<<<<

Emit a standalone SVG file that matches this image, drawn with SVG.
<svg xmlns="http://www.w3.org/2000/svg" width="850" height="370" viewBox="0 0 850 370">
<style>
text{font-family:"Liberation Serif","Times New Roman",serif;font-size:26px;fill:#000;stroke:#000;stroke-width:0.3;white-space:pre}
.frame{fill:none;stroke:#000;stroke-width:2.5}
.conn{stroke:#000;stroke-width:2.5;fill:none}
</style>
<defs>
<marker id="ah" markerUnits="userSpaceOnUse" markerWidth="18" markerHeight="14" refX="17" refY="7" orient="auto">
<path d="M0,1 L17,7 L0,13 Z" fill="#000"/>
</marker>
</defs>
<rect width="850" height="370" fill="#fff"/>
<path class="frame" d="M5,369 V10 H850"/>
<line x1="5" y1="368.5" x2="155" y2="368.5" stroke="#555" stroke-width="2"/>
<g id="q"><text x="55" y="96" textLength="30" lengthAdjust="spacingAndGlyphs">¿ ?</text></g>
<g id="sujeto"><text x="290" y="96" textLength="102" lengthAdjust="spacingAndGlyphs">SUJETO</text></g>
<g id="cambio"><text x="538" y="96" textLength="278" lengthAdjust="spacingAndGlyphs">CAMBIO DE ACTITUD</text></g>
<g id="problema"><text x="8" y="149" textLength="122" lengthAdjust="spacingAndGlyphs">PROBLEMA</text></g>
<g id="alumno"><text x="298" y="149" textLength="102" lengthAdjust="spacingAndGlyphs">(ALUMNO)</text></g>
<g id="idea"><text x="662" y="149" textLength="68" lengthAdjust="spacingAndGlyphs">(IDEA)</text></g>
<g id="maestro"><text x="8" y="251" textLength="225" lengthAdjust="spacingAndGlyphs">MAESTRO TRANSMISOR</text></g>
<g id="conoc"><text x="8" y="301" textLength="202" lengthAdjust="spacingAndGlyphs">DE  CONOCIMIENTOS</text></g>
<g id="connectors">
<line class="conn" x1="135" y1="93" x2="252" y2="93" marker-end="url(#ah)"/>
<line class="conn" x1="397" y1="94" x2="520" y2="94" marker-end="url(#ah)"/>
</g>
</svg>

>>>>
<<<<

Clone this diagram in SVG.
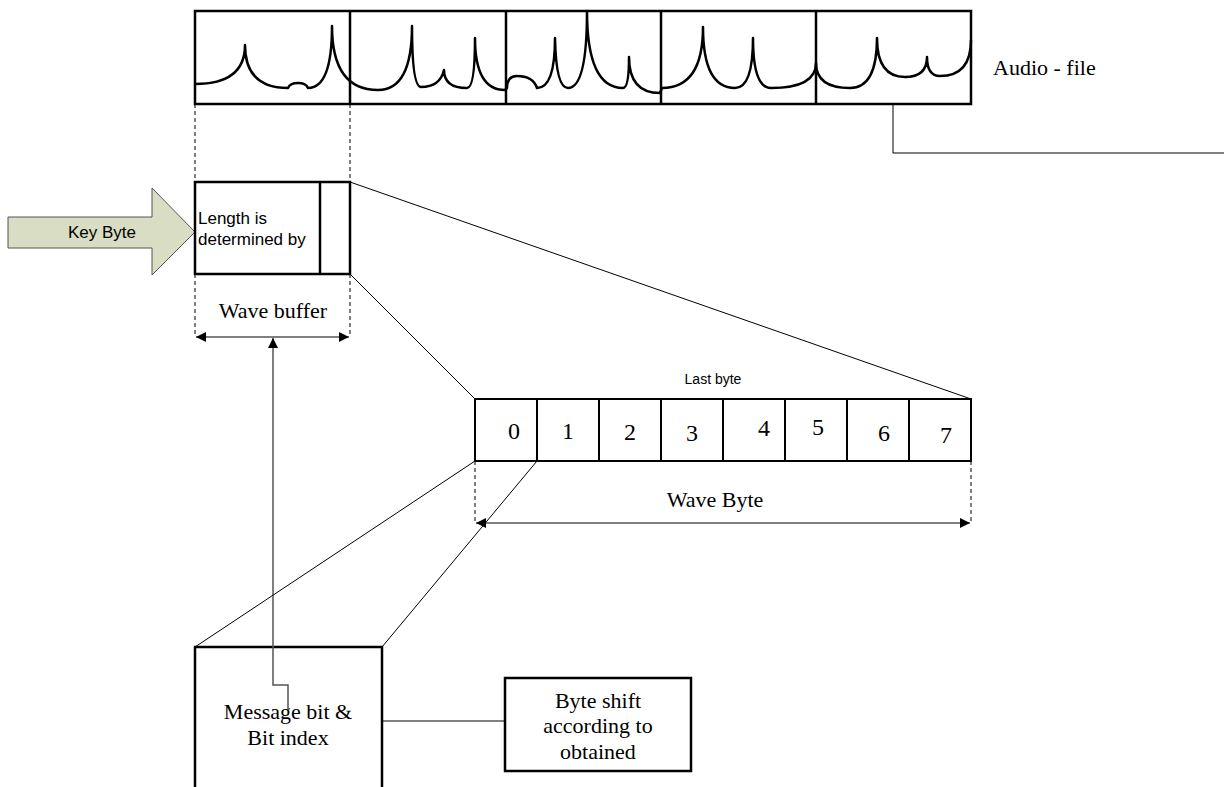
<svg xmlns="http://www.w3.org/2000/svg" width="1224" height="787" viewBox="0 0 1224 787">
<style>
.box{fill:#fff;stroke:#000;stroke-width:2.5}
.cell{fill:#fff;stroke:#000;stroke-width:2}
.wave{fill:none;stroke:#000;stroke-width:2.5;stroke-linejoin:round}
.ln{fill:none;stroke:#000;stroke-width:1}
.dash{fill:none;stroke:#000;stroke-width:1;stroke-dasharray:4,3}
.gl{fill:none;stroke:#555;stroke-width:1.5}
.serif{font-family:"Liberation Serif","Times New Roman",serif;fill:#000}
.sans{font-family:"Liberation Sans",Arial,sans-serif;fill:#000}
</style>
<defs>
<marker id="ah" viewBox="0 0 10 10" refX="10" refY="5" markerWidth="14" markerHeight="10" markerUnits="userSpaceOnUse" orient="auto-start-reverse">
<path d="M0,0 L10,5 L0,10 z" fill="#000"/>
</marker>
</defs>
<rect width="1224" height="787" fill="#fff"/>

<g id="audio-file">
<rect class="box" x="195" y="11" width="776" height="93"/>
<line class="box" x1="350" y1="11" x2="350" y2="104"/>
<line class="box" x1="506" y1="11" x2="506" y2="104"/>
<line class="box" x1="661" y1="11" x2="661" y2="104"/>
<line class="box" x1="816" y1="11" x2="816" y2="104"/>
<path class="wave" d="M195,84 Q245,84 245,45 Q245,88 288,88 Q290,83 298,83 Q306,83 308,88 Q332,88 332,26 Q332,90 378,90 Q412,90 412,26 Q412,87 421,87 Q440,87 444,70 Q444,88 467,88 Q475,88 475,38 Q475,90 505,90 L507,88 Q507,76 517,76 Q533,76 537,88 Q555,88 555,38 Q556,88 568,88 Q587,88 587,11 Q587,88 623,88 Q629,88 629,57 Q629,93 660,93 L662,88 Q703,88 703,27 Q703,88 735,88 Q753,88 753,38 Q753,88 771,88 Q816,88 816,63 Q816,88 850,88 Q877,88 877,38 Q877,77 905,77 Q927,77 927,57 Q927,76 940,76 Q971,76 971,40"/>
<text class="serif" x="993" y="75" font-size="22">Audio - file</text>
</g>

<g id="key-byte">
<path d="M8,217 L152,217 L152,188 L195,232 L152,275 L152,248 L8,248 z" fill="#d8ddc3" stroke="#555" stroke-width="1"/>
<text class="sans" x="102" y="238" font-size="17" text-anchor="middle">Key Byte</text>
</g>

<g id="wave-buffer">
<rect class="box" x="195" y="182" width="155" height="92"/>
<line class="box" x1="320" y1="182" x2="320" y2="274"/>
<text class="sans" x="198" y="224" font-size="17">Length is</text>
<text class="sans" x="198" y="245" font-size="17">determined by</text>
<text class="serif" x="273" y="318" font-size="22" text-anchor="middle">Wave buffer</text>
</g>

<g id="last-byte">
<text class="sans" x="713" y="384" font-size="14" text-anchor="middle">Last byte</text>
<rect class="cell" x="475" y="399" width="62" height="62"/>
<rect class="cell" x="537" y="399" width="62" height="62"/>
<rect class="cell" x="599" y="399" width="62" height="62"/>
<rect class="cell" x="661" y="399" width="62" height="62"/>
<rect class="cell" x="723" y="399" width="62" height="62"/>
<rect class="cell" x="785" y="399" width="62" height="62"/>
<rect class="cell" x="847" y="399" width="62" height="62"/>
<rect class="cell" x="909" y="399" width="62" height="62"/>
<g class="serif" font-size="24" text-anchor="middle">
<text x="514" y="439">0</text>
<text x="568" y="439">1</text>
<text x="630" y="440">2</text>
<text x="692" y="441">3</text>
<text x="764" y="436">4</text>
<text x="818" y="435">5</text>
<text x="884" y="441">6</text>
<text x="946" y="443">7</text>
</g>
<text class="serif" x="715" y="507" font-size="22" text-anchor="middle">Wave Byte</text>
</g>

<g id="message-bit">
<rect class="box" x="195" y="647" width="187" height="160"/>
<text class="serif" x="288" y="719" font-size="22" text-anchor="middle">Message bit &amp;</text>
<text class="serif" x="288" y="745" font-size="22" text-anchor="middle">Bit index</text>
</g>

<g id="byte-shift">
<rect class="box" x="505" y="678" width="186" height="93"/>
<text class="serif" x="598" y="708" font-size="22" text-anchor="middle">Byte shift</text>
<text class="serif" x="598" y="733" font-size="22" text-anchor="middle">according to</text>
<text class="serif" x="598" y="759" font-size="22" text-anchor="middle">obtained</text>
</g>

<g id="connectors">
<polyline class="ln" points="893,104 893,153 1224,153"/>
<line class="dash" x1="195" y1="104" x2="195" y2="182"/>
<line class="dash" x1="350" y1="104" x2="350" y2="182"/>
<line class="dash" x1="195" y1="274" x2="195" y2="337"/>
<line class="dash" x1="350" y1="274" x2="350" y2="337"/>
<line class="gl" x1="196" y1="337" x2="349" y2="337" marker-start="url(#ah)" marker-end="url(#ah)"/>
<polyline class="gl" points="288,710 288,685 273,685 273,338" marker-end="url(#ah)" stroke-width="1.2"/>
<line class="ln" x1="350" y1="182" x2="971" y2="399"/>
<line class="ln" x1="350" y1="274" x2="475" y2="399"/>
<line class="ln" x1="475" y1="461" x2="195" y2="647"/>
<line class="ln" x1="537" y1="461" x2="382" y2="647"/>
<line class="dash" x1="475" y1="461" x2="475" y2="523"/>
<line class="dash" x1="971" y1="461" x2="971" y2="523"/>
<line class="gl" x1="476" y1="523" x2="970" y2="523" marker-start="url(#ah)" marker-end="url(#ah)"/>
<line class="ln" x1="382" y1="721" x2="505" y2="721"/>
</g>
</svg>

>>>>

__REQUEST__. Among the lines above, determine how many hold the word "this"; report the figure alone.

__FINISHED EXERCISE__. 2